WHAT THIS TASK INVOLVES -
Begin with the first line below and retype each line exactly through the line containing "y_ticks = [-0.4, -0.2, 0, 0.2, 0.4]". Any pictures are to be left out.

SOURCE EXCERPT -
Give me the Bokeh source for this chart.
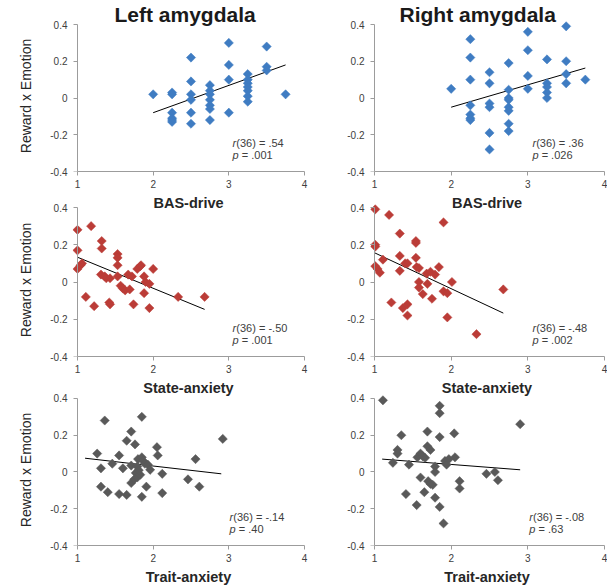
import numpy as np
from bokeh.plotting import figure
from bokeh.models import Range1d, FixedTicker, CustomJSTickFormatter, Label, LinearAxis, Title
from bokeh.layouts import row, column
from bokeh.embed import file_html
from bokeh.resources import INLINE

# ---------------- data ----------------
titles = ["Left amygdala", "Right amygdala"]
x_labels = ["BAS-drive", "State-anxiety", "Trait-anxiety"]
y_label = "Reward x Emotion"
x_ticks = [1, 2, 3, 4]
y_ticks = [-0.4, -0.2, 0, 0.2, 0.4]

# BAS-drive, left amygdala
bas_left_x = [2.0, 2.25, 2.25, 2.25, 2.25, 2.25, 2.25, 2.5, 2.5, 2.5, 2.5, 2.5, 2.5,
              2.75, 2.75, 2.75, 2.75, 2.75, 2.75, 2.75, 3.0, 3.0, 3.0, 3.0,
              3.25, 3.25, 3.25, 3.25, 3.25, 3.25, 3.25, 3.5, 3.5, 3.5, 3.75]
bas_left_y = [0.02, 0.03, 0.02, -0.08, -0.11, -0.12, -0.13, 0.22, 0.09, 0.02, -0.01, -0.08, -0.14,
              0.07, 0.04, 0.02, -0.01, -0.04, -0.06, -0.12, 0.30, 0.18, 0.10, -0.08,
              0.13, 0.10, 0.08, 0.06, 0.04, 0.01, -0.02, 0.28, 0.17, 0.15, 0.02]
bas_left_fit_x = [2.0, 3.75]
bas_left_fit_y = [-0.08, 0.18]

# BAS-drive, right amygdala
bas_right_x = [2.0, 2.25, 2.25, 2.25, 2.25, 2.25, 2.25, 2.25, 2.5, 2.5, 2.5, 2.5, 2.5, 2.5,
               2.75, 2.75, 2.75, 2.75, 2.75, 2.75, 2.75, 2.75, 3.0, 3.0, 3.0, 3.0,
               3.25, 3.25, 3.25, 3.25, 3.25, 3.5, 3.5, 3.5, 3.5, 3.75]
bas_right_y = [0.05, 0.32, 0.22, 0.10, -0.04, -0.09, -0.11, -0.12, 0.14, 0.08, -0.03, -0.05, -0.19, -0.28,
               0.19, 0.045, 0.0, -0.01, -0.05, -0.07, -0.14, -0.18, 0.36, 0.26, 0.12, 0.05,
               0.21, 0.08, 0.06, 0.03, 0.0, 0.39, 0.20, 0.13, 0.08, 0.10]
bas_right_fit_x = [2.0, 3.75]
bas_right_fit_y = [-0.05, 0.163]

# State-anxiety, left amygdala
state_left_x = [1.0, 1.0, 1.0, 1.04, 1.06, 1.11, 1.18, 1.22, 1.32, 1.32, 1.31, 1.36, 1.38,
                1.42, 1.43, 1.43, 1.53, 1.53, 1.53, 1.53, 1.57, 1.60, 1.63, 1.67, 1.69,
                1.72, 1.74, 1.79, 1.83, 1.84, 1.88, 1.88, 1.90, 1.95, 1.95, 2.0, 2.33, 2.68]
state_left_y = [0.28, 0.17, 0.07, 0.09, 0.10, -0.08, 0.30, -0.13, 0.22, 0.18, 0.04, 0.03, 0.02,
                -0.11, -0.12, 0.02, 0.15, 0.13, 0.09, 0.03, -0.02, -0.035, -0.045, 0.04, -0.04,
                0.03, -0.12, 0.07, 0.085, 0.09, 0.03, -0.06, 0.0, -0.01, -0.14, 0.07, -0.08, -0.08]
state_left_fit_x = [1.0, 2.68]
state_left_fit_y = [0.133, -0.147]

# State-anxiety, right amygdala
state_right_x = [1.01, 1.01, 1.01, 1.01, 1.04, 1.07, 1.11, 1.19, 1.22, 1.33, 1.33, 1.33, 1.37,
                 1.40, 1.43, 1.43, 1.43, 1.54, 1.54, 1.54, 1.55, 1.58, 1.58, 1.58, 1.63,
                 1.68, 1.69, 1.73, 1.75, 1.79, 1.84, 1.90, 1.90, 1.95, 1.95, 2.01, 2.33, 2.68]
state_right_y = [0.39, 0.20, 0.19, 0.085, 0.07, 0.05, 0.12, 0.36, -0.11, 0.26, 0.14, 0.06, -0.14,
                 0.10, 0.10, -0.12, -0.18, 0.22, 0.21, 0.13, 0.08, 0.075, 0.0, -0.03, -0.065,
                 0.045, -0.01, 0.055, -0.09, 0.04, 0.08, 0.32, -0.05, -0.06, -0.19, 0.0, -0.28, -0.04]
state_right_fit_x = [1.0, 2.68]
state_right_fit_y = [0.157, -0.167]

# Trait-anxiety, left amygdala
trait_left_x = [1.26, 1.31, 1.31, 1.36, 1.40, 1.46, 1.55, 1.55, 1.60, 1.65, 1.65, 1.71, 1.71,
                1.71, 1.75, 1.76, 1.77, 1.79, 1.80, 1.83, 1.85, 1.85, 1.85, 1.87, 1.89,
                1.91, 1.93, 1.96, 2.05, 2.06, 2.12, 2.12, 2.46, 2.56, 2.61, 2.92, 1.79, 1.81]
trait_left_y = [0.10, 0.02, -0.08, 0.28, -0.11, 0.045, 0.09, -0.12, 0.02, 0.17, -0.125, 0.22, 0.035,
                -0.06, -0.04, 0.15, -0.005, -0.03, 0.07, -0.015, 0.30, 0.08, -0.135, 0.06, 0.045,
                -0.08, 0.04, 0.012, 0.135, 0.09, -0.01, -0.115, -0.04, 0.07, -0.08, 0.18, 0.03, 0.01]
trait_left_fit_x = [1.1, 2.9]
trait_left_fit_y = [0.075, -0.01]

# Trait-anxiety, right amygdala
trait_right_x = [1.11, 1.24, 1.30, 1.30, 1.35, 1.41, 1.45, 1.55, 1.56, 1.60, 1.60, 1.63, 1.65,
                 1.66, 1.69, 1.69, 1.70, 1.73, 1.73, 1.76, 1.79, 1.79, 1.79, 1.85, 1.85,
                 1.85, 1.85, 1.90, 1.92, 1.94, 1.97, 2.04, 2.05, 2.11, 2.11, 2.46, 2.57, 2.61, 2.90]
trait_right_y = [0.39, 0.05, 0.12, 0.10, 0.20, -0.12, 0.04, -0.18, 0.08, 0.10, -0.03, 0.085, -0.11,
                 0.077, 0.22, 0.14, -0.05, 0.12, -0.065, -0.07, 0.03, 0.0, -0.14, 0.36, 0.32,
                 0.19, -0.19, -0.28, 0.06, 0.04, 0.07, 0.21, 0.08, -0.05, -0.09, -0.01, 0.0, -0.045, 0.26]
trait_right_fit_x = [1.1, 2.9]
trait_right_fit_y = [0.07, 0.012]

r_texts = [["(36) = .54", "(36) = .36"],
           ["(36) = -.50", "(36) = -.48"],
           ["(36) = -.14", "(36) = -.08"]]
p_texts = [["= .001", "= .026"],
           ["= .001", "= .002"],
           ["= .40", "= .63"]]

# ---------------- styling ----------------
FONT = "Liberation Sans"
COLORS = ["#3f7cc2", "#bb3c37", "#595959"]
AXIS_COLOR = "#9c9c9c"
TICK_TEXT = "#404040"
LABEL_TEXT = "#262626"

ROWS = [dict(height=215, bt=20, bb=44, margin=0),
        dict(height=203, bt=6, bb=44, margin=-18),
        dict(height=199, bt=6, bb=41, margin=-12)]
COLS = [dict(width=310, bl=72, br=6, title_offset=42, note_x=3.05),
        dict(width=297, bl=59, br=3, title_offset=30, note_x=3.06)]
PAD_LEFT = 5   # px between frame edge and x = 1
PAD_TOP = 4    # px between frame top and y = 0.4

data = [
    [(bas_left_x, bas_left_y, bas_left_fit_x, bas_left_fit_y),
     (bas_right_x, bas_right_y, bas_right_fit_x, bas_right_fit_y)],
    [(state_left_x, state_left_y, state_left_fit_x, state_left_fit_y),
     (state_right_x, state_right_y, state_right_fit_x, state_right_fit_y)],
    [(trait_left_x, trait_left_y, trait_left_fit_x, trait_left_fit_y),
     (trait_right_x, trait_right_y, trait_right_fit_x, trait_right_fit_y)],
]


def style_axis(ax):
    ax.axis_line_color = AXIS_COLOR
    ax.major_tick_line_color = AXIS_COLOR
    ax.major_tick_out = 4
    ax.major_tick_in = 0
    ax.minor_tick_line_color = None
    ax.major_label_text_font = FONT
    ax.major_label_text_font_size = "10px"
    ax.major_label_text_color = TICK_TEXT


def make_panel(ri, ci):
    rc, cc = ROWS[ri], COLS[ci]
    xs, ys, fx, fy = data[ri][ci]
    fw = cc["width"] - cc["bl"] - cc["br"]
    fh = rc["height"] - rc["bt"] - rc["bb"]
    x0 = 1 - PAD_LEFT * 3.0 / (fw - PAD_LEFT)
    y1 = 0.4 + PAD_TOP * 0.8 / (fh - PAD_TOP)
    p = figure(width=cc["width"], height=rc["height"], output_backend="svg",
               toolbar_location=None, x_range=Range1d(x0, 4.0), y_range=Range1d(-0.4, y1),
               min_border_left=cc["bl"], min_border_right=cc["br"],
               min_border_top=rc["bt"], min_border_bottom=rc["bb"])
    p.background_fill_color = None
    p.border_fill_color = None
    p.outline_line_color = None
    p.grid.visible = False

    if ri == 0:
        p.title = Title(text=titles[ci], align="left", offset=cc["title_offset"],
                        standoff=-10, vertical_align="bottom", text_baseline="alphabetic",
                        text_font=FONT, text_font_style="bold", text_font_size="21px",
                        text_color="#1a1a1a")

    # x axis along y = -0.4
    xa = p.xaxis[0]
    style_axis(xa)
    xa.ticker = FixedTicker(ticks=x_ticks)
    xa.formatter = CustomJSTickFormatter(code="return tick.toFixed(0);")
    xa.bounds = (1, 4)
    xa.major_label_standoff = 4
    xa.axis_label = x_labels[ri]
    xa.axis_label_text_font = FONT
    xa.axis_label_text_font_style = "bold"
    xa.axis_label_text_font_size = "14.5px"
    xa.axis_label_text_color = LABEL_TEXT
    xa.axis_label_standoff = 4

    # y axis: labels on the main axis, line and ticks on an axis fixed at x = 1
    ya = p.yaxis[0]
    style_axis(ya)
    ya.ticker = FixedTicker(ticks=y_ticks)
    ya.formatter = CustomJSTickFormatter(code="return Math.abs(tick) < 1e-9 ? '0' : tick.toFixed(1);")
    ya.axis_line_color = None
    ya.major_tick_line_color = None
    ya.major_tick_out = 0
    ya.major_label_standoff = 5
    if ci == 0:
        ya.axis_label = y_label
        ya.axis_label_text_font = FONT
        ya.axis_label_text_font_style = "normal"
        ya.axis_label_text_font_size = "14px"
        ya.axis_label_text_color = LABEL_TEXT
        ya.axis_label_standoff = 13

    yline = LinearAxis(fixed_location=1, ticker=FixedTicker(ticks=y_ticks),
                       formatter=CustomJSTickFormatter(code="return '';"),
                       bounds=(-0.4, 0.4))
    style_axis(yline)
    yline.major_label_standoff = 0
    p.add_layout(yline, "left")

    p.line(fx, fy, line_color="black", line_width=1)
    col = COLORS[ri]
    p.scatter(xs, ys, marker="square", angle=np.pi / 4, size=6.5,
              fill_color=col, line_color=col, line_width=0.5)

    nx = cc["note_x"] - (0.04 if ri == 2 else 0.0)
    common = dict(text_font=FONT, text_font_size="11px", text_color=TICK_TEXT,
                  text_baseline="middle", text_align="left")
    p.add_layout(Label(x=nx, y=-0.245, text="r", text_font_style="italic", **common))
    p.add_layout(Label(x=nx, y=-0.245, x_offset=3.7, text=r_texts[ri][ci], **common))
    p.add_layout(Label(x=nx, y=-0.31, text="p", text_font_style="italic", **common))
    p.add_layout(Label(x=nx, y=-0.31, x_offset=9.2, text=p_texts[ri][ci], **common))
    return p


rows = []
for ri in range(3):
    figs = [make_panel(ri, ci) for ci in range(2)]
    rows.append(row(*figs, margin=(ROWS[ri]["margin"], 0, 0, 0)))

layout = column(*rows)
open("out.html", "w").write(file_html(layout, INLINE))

ANSWER TO THE EXERCISE -
Give me the Bokeh source for this chart.
import numpy as np
from bokeh.plotting import figure
from bokeh.models import Range1d, FixedTicker, CustomJSTickFormatter, Label, LinearAxis, Title
from bokeh.layouts import row, column
from bokeh.embed import file_html
from bokeh.resources import INLINE

# ---------------- data ----------------
titles = ["Left amygdala", "Right amygdala"]
x_labels = ["BAS-drive", "State-anxiety", "Trait-anxiety"]
y_label = "Reward x Emotion"
x_ticks = [1, 2, 3, 4]
y_ticks = [-0.4, -0.2, 0, 0.2, 0.4]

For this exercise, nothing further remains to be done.